- _OBJECTIVE_: Starting with the first line of the data below, copy each line up to and including the one containing "const yLabel = '%';". Pictures stay out.

## Start

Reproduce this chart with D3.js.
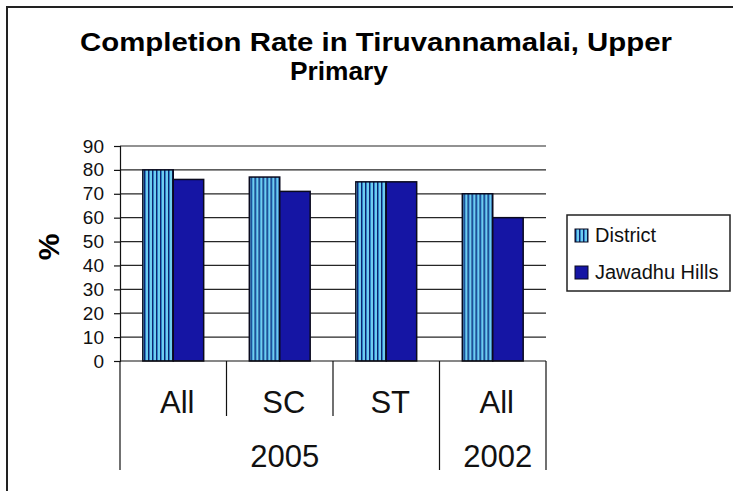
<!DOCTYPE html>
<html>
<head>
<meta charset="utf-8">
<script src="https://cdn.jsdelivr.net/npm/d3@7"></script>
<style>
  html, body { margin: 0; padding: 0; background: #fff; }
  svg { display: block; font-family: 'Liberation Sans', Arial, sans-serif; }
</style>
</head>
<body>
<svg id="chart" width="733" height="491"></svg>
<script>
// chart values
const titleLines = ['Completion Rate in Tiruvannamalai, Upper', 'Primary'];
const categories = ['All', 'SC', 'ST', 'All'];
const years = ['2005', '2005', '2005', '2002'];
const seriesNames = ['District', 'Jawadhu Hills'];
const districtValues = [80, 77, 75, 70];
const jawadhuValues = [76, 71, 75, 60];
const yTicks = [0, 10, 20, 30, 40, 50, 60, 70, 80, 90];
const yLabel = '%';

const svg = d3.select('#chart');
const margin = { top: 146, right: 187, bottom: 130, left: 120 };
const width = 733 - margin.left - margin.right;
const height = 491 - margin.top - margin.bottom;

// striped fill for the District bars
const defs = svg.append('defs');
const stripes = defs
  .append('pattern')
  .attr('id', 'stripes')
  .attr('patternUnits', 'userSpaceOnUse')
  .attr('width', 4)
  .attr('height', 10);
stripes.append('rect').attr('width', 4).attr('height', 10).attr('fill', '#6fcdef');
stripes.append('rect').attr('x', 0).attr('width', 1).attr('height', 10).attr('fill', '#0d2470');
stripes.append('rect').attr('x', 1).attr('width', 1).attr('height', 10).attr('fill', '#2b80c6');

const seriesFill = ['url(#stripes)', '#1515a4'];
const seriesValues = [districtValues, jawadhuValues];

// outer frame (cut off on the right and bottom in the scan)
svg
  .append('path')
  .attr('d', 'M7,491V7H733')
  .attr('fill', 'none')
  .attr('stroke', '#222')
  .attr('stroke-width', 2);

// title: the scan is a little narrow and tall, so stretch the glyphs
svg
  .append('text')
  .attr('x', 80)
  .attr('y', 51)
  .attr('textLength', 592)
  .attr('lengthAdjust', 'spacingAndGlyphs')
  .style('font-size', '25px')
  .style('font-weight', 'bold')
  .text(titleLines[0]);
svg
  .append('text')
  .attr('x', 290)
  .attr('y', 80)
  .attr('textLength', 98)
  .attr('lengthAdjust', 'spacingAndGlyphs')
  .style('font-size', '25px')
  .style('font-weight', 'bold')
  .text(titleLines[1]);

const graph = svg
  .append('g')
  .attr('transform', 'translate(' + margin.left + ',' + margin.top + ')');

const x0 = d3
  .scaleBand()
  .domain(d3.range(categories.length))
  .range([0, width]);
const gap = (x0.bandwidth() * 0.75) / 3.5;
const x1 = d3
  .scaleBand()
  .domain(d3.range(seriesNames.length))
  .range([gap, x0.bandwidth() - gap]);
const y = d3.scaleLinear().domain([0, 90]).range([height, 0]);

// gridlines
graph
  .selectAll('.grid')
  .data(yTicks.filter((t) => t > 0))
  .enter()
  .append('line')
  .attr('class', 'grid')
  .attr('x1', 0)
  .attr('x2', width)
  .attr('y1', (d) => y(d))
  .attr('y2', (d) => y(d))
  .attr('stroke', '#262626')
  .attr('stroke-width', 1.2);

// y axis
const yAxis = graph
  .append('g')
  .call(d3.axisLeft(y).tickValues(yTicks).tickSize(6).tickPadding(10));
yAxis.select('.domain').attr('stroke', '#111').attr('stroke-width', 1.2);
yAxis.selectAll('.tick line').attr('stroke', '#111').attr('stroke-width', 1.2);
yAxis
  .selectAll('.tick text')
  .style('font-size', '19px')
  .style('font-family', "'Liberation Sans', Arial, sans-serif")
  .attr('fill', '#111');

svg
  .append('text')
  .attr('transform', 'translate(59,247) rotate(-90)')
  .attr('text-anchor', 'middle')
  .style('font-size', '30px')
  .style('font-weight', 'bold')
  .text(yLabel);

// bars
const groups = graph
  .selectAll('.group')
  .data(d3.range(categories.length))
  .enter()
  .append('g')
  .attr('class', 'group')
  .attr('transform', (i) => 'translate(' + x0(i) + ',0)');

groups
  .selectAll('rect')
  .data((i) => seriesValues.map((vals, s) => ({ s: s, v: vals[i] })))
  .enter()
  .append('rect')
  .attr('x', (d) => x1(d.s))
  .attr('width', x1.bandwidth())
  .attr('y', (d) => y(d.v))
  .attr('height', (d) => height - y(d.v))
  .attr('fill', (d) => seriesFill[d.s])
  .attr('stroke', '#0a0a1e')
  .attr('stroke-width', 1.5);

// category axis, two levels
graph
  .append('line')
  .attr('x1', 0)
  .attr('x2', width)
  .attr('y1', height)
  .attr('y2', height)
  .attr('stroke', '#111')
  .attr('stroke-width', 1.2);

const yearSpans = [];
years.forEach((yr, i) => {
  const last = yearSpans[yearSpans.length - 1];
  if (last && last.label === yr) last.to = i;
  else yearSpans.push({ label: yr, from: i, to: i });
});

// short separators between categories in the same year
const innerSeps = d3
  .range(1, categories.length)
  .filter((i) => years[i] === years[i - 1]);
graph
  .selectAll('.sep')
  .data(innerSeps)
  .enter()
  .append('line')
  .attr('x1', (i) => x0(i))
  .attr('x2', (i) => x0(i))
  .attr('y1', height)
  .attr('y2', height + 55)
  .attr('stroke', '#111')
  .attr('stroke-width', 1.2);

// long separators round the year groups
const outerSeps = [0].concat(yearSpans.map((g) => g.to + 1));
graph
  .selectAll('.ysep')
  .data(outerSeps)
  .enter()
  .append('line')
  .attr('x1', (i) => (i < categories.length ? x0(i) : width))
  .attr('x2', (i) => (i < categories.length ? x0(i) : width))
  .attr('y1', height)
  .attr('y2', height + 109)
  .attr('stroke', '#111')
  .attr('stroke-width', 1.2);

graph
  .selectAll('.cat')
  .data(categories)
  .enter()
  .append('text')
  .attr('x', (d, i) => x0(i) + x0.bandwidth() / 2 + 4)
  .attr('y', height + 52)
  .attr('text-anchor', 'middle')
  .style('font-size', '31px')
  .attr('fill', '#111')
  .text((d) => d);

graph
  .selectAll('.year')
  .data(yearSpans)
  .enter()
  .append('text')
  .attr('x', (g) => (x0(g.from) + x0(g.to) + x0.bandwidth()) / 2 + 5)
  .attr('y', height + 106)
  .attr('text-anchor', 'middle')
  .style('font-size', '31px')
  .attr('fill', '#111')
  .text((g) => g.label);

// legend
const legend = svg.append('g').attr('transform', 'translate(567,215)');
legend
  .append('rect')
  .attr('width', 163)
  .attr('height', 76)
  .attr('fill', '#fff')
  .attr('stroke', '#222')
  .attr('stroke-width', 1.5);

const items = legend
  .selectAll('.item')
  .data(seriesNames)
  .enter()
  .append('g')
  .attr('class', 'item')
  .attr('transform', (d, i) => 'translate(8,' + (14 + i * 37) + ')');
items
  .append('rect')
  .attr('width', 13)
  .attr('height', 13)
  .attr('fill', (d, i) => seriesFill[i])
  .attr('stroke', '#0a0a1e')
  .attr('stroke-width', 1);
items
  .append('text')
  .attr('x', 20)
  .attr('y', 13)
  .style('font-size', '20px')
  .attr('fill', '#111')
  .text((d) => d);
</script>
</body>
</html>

## End

- _EXERCISE ANSWER_:
Reproduce this chart with D3.js.
<!DOCTYPE html>
<html>
<head>
<meta charset="utf-8">
<script src="https://cdn.jsdelivr.net/npm/d3@7"></script>
<style>
  html, body { margin: 0; padding: 0; background: #fff; }
  svg { display: block; font-family: 'Liberation Sans', Arial, sans-serif; }
</style>
</head>
<body>
<svg id="chart" width="733" height="491"></svg>
<script>
// chart values
const titleLines = ['Completion Rate in Tiruvannamalai, Upper', 'Primary'];
const categories = ['All', 'SC', 'ST', 'All'];
const years = ['2005', '2005', '2005', '2002'];
const seriesNames = ['District', 'Jawadhu Hills'];
const districtValues = [80, 77, 75, 70];
const jawadhuValues = [76, 71, 75, 60];
const yTicks = [0, 10, 20, 30, 40, 50, 60, 70, 80, 90];
const yLabel = '%';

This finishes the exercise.